I buoni, i Bonucci e i cattivi

“Facile tifare per chi vince” si è lamentato il social Bonucci, quello di “sciacquatevi la bocca prima di parlare della Juve”. Poche ore prima, allo Stadium, Buffon era stato più morbido, quasi vellutato ma altrettanto energico. Rivolgendosi alla curva piena aveva detto: “Abbiamo bisogno del vostro aiuto”.

Dunque, la “bolgia” tante volte invocata da Conte si è sorprendentemente ribellata al primo malcalcio e a un mercato un po’ confuso, specie nella fase finale. L’ha fatto in due tempi: poco prima dell’intervallo e alla sostituzione di Sturaro.

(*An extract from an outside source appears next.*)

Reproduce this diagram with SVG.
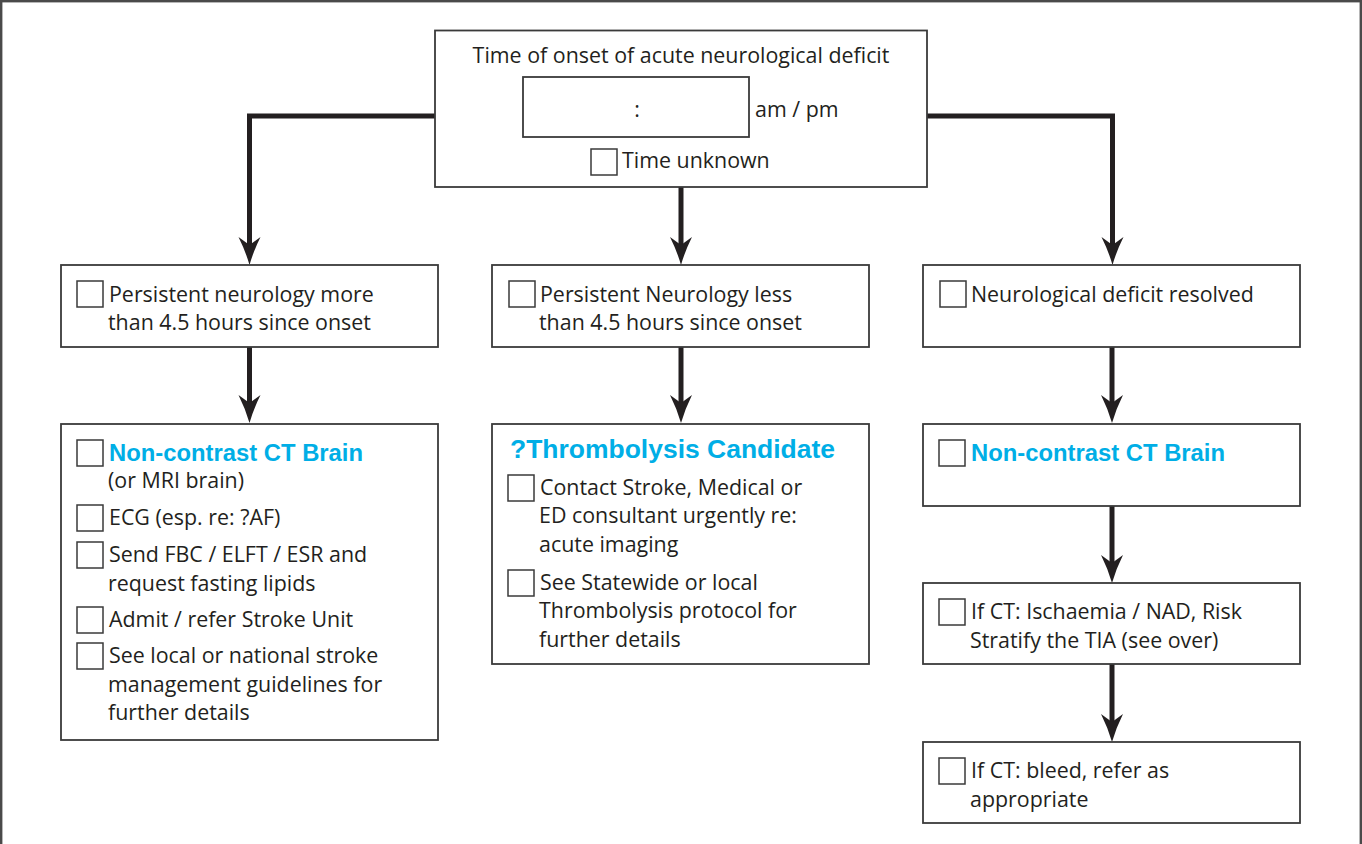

Qualcuno ha subito ricordato la teoria del secondo anno di Allegri (al Milan il peggiore fu il terzo), altri hanno sottolineato il loro spiazzamento e la delusione di fronte a un solo punto in tre partite (-8 rispetto alla stagione scorsa) e a una squadra che al momento non ha né capo, né coda.

Ma è giusto fischiare ai primi scivoloni chi per quattro anni ti ha fatto godere come un pazzo raggiungendo addirittura la finale di Champions?

Secondo Giancarlo De Andreis, autore televisivo e romanista riflessivo ma non troppo, “i fischi sono una delle conseguenze del motto criminale ‘vincere non è importante, è l’unica cosa che conta’”. In altre parole, la Juve sarebbe, è, vittima di se stessa e della sua fin troppo sbandierata vocazione al successo, soprattutto in Italia.

Sui fischi il tifo juventino si è diviso, la maggioranza si è però schierata dalla parte dei critici rumorosi riaffermando il concetto del pubblico pagante e quindi nel pieno diritto di manifestare approvazione e disapprovazione.

La chiosa è stata di Marotta che con poche, semplici parole ha gettato altra benzina sul fuoco: “Non culliamoci sui successi del passato”.

Se non si trattasse della Juve, pochi limiti e qualche devianza, darei ragione – totalmente – a Bonucci.